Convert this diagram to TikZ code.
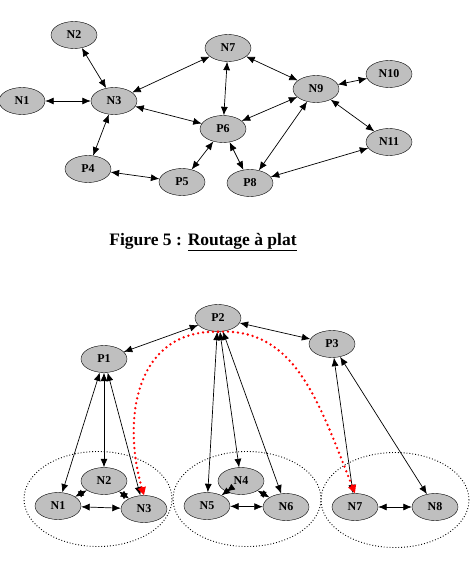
\documentclass[tikz,border=0pt]{standalone}
\usepackage{fontspec}
\setmainfont{Liberation Serif}
\usetikzlibrary{shapes.geometric, arrows.meta}

\begin{document}
\begin{tikzpicture}[x=1pt, y=-1pt, font=\bfseries\fontsize{12}{14}\selectfont,
    station/.style={ellipse, draw, fill=black!25, minimum width=46pt, minimum height=27pt, inner sep=0pt},
    link/.style={<->, >={Latex[length=8.5pt,width=7pt]}, line width=0.7pt},
    cluster/.style={ellipse, draw, dotted, line width=0.9pt, minimum width=148pt, minimum height=95pt},
    jump/.style={->, >={Triangle[length=8pt,width=8pt]}, red, line width=2.6pt, line cap=round, dash pattern=on 0pt off 5pt}]
            \useasboundingbox (0,0) rectangle (472,573);
            % routage a plat
            \node [station] (n_1) at (22,101) {N1};
            \node [station] (n_2) at (74,35) {N2};
            \node [station] (n_3) at (114,101) {N3};
            \node [station] (p_4) at (88,169) {P4};
            \node [station] (p_5) at (182,182) {P5};
            \node [station] (p_6) at (223,129) {P6};
            \node [station] (n_7) at (228,48) {N7};
            \node [station] (p_8) at (250,183) {P8};
            \node [station] (n_9) at (316,89) {N9};
            \node [station] (n_10) at (389,74) {N10};
            \node [station] (n_11) at (389,142) {N11};
            \path[link]
            	(n_3) edge (n_2)
            		edge (n_1)
            		edge (n_7)
            		edge (p_6)
            		edge (p_4)
            	(p_4) edge (p_5)
            	(p_6) edge (p_5)
            		edge (p_8)
            		edge (n_7)
            		edge (n_9)
            	(n_9) edge (n_7)
            		edge (p_8)
            		edge (n_10)
            		edge (n_11)
            	(n_11) edge (p_8);
            \node [font=\bfseries\fontsize{17.5}{20}\selectfont] (cap) at (203,242) {Figure 5 : \underline{Routage à plat}};
            % routage hierarchique
            \node [cluster] (c_1) at (98,499) {};
            \node [cluster] (c_2) at (247,499) {};
            \node [cluster] (c_3) at (395,500) {};
            \node [station] (bp_1) at (104,359) {P1};
            \node [station] (bp_2) at (218,318) {P2};
            \node [station] (bp_3) at (332,344) {P3};
            \node [station] (bn_1) at (58,506) {N1};
            \node [station] (bn_2) at (104,481) {N2};
            \node [station] (bn_3) at (144,509) {N3};
            \node [station] (bn_4) at (241,481) {N4};
            \node [station] (bn_5) at (207,506) {N5};
            \node [station] (bn_6) at (286,507) {N6};
            \node [station] (bn_7) at (355,507) {N7};
            \node [station] (bn_8) at (435,507) {N8};
            \path[link]
            	(bp_2) edge (bp_1)
            		edge (bp_3)
            		edge (bn_5)
            		edge (bn_4)
            		edge (bn_6)
            	(bp_1) edge (bn_1)
            		edge (bn_2)
            		edge (bn_3)
            	(bp_3) edge (bn_7)
            		edge (bn_8)
            	(bn_1) edge (bn_2)
            		edge (bn_3)
            	(bn_2) edge (bn_3)
            	(bn_4) edge (bn_5)
            		edge (bn_6)
            	(bn_5) edge (bn_6)
            	(bn_7) edge (bn_8);
            \draw[jump] (bp_2.south) .. controls (135,330) and (122,420) .. (bn_3.north);
            \draw[jump] (bp_2.south) .. controls (295,328) and (318,400) .. (bn_7.north);
\end{tikzpicture}
\end{document}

+ + + + +

## [What you will do]
Repeat the data in full and exactly. Omit pictures.

## [Answer to this task]
Convert this diagram to TikZ code.
\documentclass[tikz,border=0pt]{standalone}
\usepackage{fontspec}
\setmainfont{Liberation Serif}
\usetikzlibrary{shapes.geometric, arrows.meta}

\begin{document}
\begin{tikzpicture}[x=1pt, y=-1pt, font=\bfseries\fontsize{12}{14}\selectfont,
    station/.style={ellipse, draw, fill=black!25, minimum width=46pt, minimum height=27pt, inner sep=0pt},
    link/.style={<->, >={Latex[length=8.5pt,width=7pt]}, line width=0.7pt},
    cluster/.style={ellipse, draw, dotted, line width=0.9pt, minimum width=148pt, minimum height=95pt},
    jump/.style={->, >={Triangle[length=8pt,width=8pt]}, red, line width=2.6pt, line cap=round, dash pattern=on 0pt off 5pt}]
            \useasboundingbox (0,0) rectangle (472,573);
            % routage a plat
            \node [station] (n_1) at (22,101) {N1};
            \node [station] (n_2) at (74,35) {N2};
            \node [station] (n_3) at (114,101) {N3};
            \node [station] (p_4) at (88,169) {P4};
            \node [station] (p_5) at (182,182) {P5};
            \node [station] (p_6) at (223,129) {P6};
            \node [station] (n_7) at (228,48) {N7};
            \node [station] (p_8) at (250,183) {P8};
            \node [station] (n_9) at (316,89) {N9};
            \node [station] (n_10) at (389,74) {N10};
            \node [station] (n_11) at (389,142) {N11};
            \path[link]
            	(n_3) edge (n_2)
            		edge (n_1)
            		edge (n_7)
            		edge (p_6)
            		edge (p_4)
            	(p_4) edge (p_5)
            	(p_6) edge (p_5)
            		edge (p_8)
            		edge (n_7)
            		edge (n_9)
            	(n_9) edge (n_7)
            		edge (p_8)
            		edge (n_10)
            		edge (n_11)
            	(n_11) edge (p_8);
            \node [font=\bfseries\fontsize{17.5}{20}\selectfont] (cap) at (203,242) {Figure 5 : \underline{Routage à plat}};
            % routage hierarchique
            \node [cluster] (c_1) at (98,499) {};
            \node [cluster] (c_2) at (247,499) {};
            \node [cluster] (c_3) at (395,500) {};
            \node [station] (bp_1) at (104,359) {P1};
            \node [station] (bp_2) at (218,318) {P2};
            \node [station] (bp_3) at (332,344) {P3};
            \node [station] (bn_1) at (58,506) {N1};
            \node [station] (bn_2) at (104,481) {N2};
            \node [station] (bn_3) at (144,509) {N3};
            \node [station] (bn_4) at (241,481) {N4};
            \node [station] (bn_5) at (207,506) {N5};
            \node [station] (bn_6) at (286,507) {N6};
            \node [station] (bn_7) at (355,507) {N7};
            \node [station] (bn_8) at (435,507) {N8};
            \path[link]
            	(bp_2) edge (bp_1)
            		edge (bp_3)
            		edge (bn_5)
            		edge (bn_4)
            		edge (bn_6)
            	(bp_1) edge (bn_1)
            		edge (bn_2)
            		edge (bn_3)
            	(bp_3) edge (bn_7)
            		edge (bn_8)
            	(bn_1) edge (bn_2)
            		edge (bn_3)
            	(bn_2) edge (bn_3)
            	(bn_4) edge (bn_5)
            		edge (bn_6)
            	(bn_5) edge (bn_6)
            	(bn_7) edge (bn_8);
            \draw[jump] (bp_2.south) .. controls (135,330) and (122,420) .. (bn_3.north);
            \draw[jump] (bp_2.south) .. controls (295,328) and (318,400) .. (bn_7.north);
\end{tikzpicture}
\end{document}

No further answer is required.